- **What the task requires**
Write out the listing below again, precisely as it is given.

- **Recorded data**
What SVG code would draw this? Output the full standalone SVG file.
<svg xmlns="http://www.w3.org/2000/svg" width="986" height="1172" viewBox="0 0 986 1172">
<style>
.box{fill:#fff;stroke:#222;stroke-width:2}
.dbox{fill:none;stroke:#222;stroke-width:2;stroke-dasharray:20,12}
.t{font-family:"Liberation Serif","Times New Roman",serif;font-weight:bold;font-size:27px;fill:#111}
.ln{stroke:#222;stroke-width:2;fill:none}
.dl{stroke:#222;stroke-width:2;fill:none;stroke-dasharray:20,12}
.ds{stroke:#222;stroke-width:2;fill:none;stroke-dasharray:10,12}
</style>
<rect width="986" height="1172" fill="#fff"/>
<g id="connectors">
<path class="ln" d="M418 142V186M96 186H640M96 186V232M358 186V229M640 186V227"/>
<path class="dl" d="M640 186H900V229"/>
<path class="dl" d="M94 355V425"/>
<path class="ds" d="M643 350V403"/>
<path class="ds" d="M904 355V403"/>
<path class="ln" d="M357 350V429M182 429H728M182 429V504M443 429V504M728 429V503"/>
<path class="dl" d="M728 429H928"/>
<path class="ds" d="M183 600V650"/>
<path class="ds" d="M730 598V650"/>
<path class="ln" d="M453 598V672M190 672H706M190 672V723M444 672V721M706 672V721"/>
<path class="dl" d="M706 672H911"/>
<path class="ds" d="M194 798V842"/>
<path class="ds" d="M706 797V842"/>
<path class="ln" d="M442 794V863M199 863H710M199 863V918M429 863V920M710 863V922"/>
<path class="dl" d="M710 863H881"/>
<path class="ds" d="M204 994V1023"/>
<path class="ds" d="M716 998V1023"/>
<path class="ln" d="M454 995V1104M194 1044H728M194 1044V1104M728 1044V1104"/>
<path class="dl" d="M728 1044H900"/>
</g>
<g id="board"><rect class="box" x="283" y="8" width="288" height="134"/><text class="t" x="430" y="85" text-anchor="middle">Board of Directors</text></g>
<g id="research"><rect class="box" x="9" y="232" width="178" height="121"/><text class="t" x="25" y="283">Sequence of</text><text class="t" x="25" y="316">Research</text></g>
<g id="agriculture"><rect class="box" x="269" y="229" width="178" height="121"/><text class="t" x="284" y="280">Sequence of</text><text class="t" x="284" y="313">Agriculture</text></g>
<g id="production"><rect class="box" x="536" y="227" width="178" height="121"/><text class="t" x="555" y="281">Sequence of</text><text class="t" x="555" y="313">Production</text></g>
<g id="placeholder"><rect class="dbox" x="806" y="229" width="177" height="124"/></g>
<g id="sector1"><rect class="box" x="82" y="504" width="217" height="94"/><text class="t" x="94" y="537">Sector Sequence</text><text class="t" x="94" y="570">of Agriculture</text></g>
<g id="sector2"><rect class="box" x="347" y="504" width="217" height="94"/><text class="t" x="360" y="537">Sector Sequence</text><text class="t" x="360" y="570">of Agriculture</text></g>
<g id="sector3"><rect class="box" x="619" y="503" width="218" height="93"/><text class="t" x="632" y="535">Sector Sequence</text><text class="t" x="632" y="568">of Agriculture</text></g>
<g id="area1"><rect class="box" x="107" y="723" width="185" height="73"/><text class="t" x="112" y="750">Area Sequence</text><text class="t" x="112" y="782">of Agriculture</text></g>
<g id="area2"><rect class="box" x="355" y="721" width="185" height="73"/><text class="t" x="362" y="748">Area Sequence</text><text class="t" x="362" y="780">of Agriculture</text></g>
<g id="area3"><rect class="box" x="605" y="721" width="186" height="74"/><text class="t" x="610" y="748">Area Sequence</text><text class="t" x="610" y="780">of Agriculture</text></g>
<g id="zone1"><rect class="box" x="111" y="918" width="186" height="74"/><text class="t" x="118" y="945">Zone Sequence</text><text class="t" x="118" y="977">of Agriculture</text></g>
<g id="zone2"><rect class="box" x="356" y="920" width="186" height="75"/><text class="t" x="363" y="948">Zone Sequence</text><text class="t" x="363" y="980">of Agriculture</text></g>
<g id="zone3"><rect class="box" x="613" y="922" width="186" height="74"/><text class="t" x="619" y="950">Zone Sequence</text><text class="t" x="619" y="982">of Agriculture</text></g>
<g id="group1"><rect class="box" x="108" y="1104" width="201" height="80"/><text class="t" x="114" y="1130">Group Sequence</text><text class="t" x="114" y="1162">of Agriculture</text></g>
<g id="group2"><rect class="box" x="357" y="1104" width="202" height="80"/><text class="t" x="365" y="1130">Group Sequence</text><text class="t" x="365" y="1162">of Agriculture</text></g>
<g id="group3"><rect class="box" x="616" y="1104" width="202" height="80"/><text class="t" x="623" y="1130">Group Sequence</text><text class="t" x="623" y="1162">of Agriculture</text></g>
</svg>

- **The solution**
What SVG code would draw this? Output the full standalone SVG file.
<svg xmlns="http://www.w3.org/2000/svg" width="986" height="1172" viewBox="0 0 986 1172">
<style>
.box{fill:#fff;stroke:#222;stroke-width:2}
.dbox{fill:none;stroke:#222;stroke-width:2;stroke-dasharray:20,12}
.t{font-family:"Liberation Serif","Times New Roman",serif;font-weight:bold;font-size:27px;fill:#111}
.ln{stroke:#222;stroke-width:2;fill:none}
.dl{stroke:#222;stroke-width:2;fill:none;stroke-dasharray:20,12}
.ds{stroke:#222;stroke-width:2;fill:none;stroke-dasharray:10,12}
</style>
<rect width="986" height="1172" fill="#fff"/>
<g id="connectors">
<path class="ln" d="M418 142V186M96 186H640M96 186V232M358 186V229M640 186V227"/>
<path class="dl" d="M640 186H900V229"/>
<path class="dl" d="M94 355V425"/>
<path class="ds" d="M643 350V403"/>
<path class="ds" d="M904 355V403"/>
<path class="ln" d="M357 350V429M182 429H728M182 429V504M443 429V504M728 429V503"/>
<path class="dl" d="M728 429H928"/>
<path class="ds" d="M183 600V650"/>
<path class="ds" d="M730 598V650"/>
<path class="ln" d="M453 598V672M190 672H706M190 672V723M444 672V721M706 672V721"/>
<path class="dl" d="M706 672H911"/>
<path class="ds" d="M194 798V842"/>
<path class="ds" d="M706 797V842"/>
<path class="ln" d="M442 794V863M199 863H710M199 863V918M429 863V920M710 863V922"/>
<path class="dl" d="M710 863H881"/>
<path class="ds" d="M204 994V1023"/>
<path class="ds" d="M716 998V1023"/>
<path class="ln" d="M454 995V1104M194 1044H728M194 1044V1104M728 1044V1104"/>
<path class="dl" d="M728 1044H900"/>
</g>
<g id="board"><rect class="box" x="283" y="8" width="288" height="134"/><text class="t" x="430" y="85" text-anchor="middle">Board of Directors</text></g>
<g id="research"><rect class="box" x="9" y="232" width="178" height="121"/><text class="t" x="25" y="283">Sequence of</text><text class="t" x="25" y="316">Research</text></g>
<g id="agriculture"><rect class="box" x="269" y="229" width="178" height="121"/><text class="t" x="284" y="280">Sequence of</text><text class="t" x="284" y="313">Agriculture</text></g>
<g id="production"><rect class="box" x="536" y="227" width="178" height="121"/><text class="t" x="555" y="281">Sequence of</text><text class="t" x="555" y="313">Production</text></g>
<g id="placeholder"><rect class="dbox" x="806" y="229" width="177" height="124"/></g>
<g id="sector1"><rect class="box" x="82" y="504" width="217" height="94"/><text class="t" x="94" y="537">Sector Sequence</text><text class="t" x="94" y="570">of Agriculture</text></g>
<g id="sector2"><rect class="box" x="347" y="504" width="217" height="94"/><text class="t" x="360" y="537">Sector Sequence</text><text class="t" x="360" y="570">of Agriculture</text></g>
<g id="sector3"><rect class="box" x="619" y="503" width="218" height="93"/><text class="t" x="632" y="535">Sector Sequence</text><text class="t" x="632" y="568">of Agriculture</text></g>
<g id="area1"><rect class="box" x="107" y="723" width="185" height="73"/><text class="t" x="112" y="750">Area Sequence</text><text class="t" x="112" y="782">of Agriculture</text></g>
<g id="area2"><rect class="box" x="355" y="721" width="185" height="73"/><text class="t" x="362" y="748">Area Sequence</text><text class="t" x="362" y="780">of Agriculture</text></g>
<g id="area3"><rect class="box" x="605" y="721" width="186" height="74"/><text class="t" x="610" y="748">Area Sequence</text><text class="t" x="610" y="780">of Agriculture</text></g>
<g id="zone1"><rect class="box" x="111" y="918" width="186" height="74"/><text class="t" x="118" y="945">Zone Sequence</text><text class="t" x="118" y="977">of Agriculture</text></g>
<g id="zone2"><rect class="box" x="356" y="920" width="186" height="75"/><text class="t" x="363" y="948">Zone Sequence</text><text class="t" x="363" y="980">of Agriculture</text></g>
<g id="zone3"><rect class="box" x="613" y="922" width="186" height="74"/><text class="t" x="619" y="950">Zone Sequence</text><text class="t" x="619" y="982">of Agriculture</text></g>
<g id="group1"><rect class="box" x="108" y="1104" width="201" height="80"/><text class="t" x="114" y="1130">Group Sequence</text><text class="t" x="114" y="1162">of Agriculture</text></g>
<g id="group2"><rect class="box" x="357" y="1104" width="202" height="80"/><text class="t" x="365" y="1130">Group Sequence</text><text class="t" x="365" y="1162">of Agriculture</text></g>
<g id="group3"><rect class="box" x="616" y="1104" width="202" height="80"/><text class="t" x="623" y="1130">Group Sequence</text><text class="t" x="623" y="1162">of Agriculture</text></g>
</svg>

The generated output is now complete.